I think it would be interesting to get a point to be residing along the circle somehow, for experimentation. It might not make sense for certain circumstances but, it would in fact be a good ‘constraint’ to have in the future.
I like how it constrains the point to the circle, position of the curve at the point of tangency and length of curve, and size of the circle. Really cool
I guess what’s missing is center of circle position, and maybe a couple other things. It’s hard to say how to turn these things into universal constraints however.
Grasshopper operates (mainly) as a Directed Acyclic Graph (DAG). This means dependencies flow one-way only, and there are no dependency loops. Updates flow only downstream.
When people talk about geometric constraints they usually mean some system where different elements can be interacted with while maintaining specified geometric relationships between them. This is in direct conflict with the DAG approach, because the interactions between the elements need to be bidirectional.
Say you have a pair of lines you want to keep parallel, but also to be able to drag the points of either one. This is not possible to set up as a one directional dependency.
Some geometric constructions can be set up in a directed parametric way, but this is not the same thing as a constraint solver in the way that term is typically used, and if you want to switch which elements drive and which are driven, it generally requires making a new GH definition.
All this is not to say it’s impossible to include loops, bidirectional relationships or constraints in Grasshopper, but just to point out how these things require something beyond its main way of working.
The one-way dependency is an important part of Grasshopper’s conceptual clarity though, so anything which goes outside of this faces UI challenges in making it clear and easy to use.
Kangaroo tackles this by containing all the cyclic/bidirectional dependency inside one self-updating component on the canvas, with everything upstream and downstream of it keeping to the regular Grasshopper one-way system; the relationship setup as Goals upstream and the processing of results downstream.
This works well for some things, but for some types of geometric constrained systems it becomes very cumbersome compared to conventional constrained sketch setup, where the creation of relationships happens mainly by clicking on the geometry itself.

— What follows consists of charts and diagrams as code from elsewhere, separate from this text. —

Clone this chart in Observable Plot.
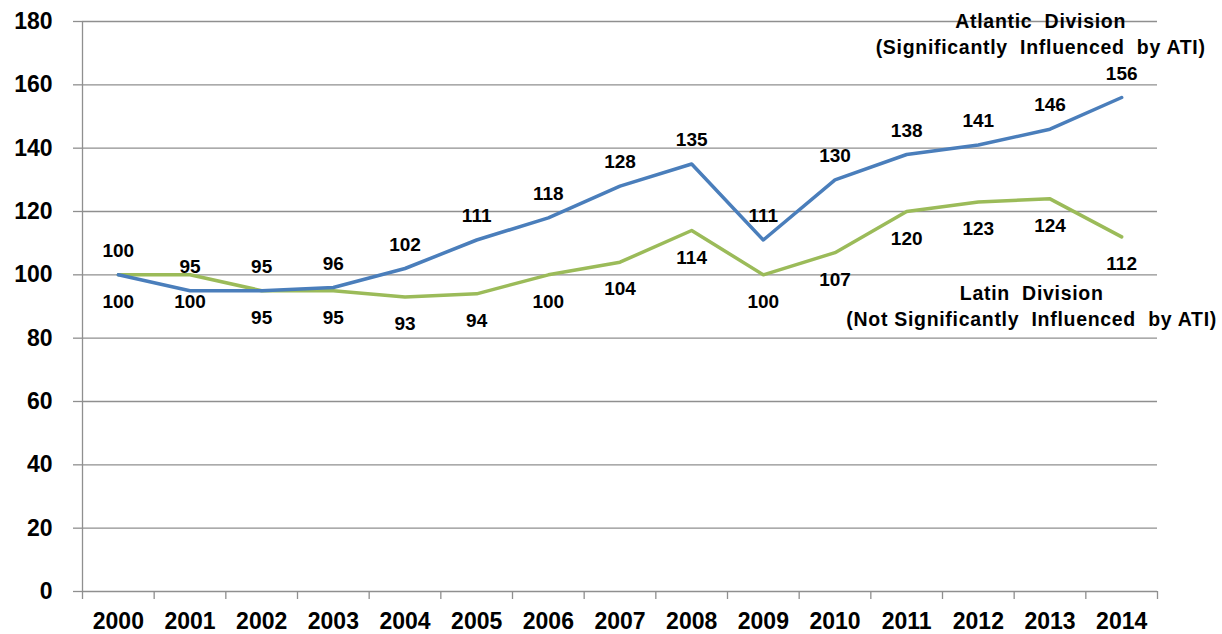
<!DOCTYPE html>
<html><head><meta charset="utf-8">
<script src="https://cdn.jsdelivr.net/npm/d3@7"></script>
<script src="https://cdn.jsdelivr.net/npm/@observablehq/plot@0.6"></script>
<style>
body{margin:0;background:#fff;}
#chart svg{overflow:visible;display:block}
#chart g[font-size="19.5"]{letter-spacing:0.7px}
</style></head><body><div id="chart"></div>
<script>
const years = [2000,2001,2002,2003,2004,2005,2006,2007,2008,2009,2010,2011,2012,2013,2014];
const atlantic = [100,95,95,96,102,111,118,128,135,111,130,138,141,146,156];
const latin = [100,100,95,95,93,94,100,104,114,100,107,120,123,124,112];
const yTicks = [0,20,40,60,80,100,120,140,160,180];
const atlanticLabel = "Atlantic\u00a0 Division\n(Significantly\u00a0 Influenced\u00a0 by ATI)";
const latinLabel = "Latin\u00a0 Division\n(Not Significantly\u00a0 Influenced\u00a0 by ATI)";

const rows = years.map((year, i) => ({year, atlantic: atlantic[i], latin: latin[i]}));
const boundaries = [...years.map(y => y - 0.5), years[years.length - 1] + 0.5];

const font = "'Liberation Sans', Arial, sans-serif";
const gridColor = "#8f8f8f";
const lblStyle = {fontSize: 19, fontWeight: "bold", fill: "#000"};
const annStyle = {fontSize: 19.5, fontWeight: "bold", fill: "#000"};

const plot = Plot.plot({
  width: 1222, height: 634,
  marginLeft: 82, marginRight: 65, marginTop: 21, marginBottom: 43,
  style: {fontFamily: font, background: "#fff", color: "#000"},
  x: {type: "linear", domain: [boundaries[0], boundaries[boundaries.length - 1]]},
  y: {domain: [0, 180]},
  marks: [
    Plot.gridY(yTicks, {stroke: gridColor, strokeOpacity: 1, strokeWidth: 1.3}),
    Plot.axisY(yTicks, {tickSize: 9, tickPadding: 21, stroke: gridColor, strokeWidth: 1.3, fontSize: 23, fontWeight: "bold", label: null}),
    Plot.ruleX(boundaries.slice(0, 1), {stroke: gridColor, strokeWidth: 1.3}),
    Plot.axisX(boundaries, {tickSize: 8, tickFormat: () => "", stroke: gridColor, strokeWidth: 1.3, label: null}),
    Plot.axisX(years, {tickSize: 0, tickPadding: 21, tickFormat: d => String(d), fontSize: 23, fontWeight: "bold", label: null}),
    Plot.line(rows, {x: "year", y: "latin", stroke: "#9bbb59", strokeWidth: 3.5}),
    Plot.line(rows, {x: "year", y: "atlantic", stroke: "#4a7ebb", strokeWidth: 3.5}),
    Plot.text(rows, {x: "year", y: "atlantic", text: "atlantic", dy: -24, ...lblStyle}),
    Plot.text(rows, {x: "year", y: "latin", text: "latin", dy: 27, ...lblStyle}),
    Plot.text(rows.slice(-1), {x: "year", y: "atlantic", text: () => atlanticLabel, dx: -81, dy: -65, lineHeight: 1.35, ...annStyle}),
    Plot.text(rows.slice(-1), {x: "year", y: "latin", text: () => latinLabel, dx: -90, dy: 68, lineHeight: 1.3, ...annStyle})
  ]
});
document.getElementById("chart").appendChild(plot);
</script>
</body></html>
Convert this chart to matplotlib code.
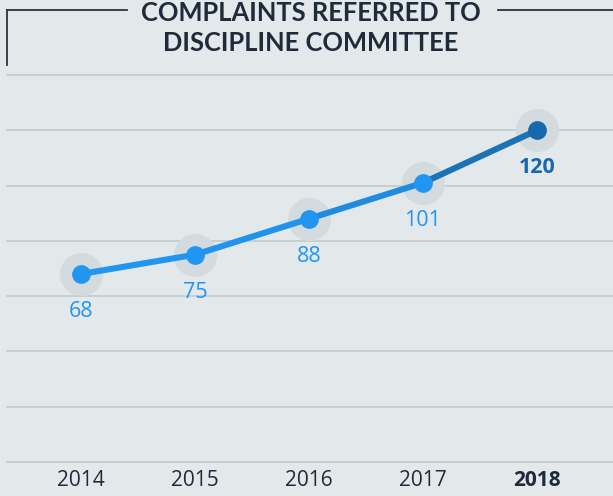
#!/usr/bin/env python
# line chart: complaints referred to discipline committee
import numpy as np
import matplotlib.pyplot as plt
from matplotlib.lines import Line2D

years = [2014, 2015, 2016, 2017, 2018]
complaints = [68, 75, 88, 101, 120]
year_labels = ['2014', '2015', '2016', '2017', '2018']

bg = '#e3e8ea'
navy = '#1f2b3b'
light_blue = '#2196f0'
dark_blue = '#1769ad'

plt.rcParams['font.family'] = ['Open Sans', 'DejaVu Sans']

fig = plt.figure(figsize=(6.13, 4.96), dpi=100, facecolor=bg)
ax = fig.add_axes([7 / 613, 1 - 462 / 496, 606 / 613, (462 - 75) / 496])
ax.set_facecolor(bg)
ax.set_xlim(2013.351, 2018.667)
ax.set_ylim(0, 140)

# grid
for v in np.arange(0, 141, 20):
    ax.axhline(v, color='#c0cdcc', lw=1.2, zorder=1, clip_on=False)

# line segments, darker towards the end
seg_colors = ['#2196f0', '#2094ec', '#1f8ce0', '#1a73b6']
for i in range(len(years) - 1):
    ax.plot(years[i:i + 2], complaints[i:i + 2], color=seg_colors[i], lw=4.4,
            solid_capstyle='round', zorder=3)

# halos and dots
ax.plot(years, complaints, 'o', ms=31, color='#d4dbde', mec='none', zorder=2)
for i, (x, y) in enumerate(zip(years, complaints)):
    c = dark_blue if i == len(years) - 1 else light_blue
    ax.plot(x, y, 'o', ms=13.5, color=c, mec='none', zorder=4)
    ax.annotate(str(y), (x, y), xytext=(0, -27), textcoords='offset points',
                ha='center', va='center', fontsize=15.5, color=c,
                fontweight='bold' if i == len(years) - 1 else 'normal')

ax.set_xticks(years)
ax.set_xticklabels(year_labels, fontsize=15, color=navy)
ax.get_xticklabels()[-1].set_fontweight('bold')
ax.tick_params(axis='x', length=0, pad=6)
ax.set_yticks([])
for s in ax.spines.values():
    s.set_visible(False)

# title with frame lines
fig.text(311 / 613, 1 - 13 / 496, 'COMPLAINTS REFERRED TO', ha='center', va='center',
         fontsize=18.4, fontweight='bold', color=navy, family='Lato')
fig.text(311 / 613, 1 - 43 / 496, 'DISCIPLINE COMMITTEE', ha='center', va='center',
         fontsize=18.4, fontweight='bold', color=navy, family='Lato')
fc = '#2c3540'
fig.add_artist(Line2D([7 / 613, 127 / 613], [1 - 10 / 496] * 2, color=fc, lw=1.3))
fig.add_artist(Line2D([7 / 613, 7 / 613], [1 - 10 / 496, 1 - 65 / 496], color=fc, lw=1.3))
fig.add_artist(Line2D([498 / 613, 1.0], [1 - 10 / 496] * 2, color=fc, lw=1.3))

fig.savefig('out.png', dpi=100, facecolor=bg)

The Constraints project aims to tackle this within the Rhino interface. There has also been some discussion of new ways of setting these things up within GH2. This is all still WIP stuff though.
The AzAlt(Azimuth Altitude) cluster accepts a plane as input and has a plane output, so can be chained together for a multi-axis system. This model from 2.5 years ago uses one AzAlt for the bottom cylinder, a second AzAlt for the top cylinder and a control to rotate the box at the top end. Cool.
Thank you for the knowledge, this is very interesting.
This gives me hope and I still think it’s all possible.
I really appreciate your insight. This still gives me hope, and I very much look forward to the future of Rhino and GH.
I really hope we don’t limit ourselves to the concept of “sketches”. I think “sketches” is a limiting concept. Unless, it means “3D all the time” – per say.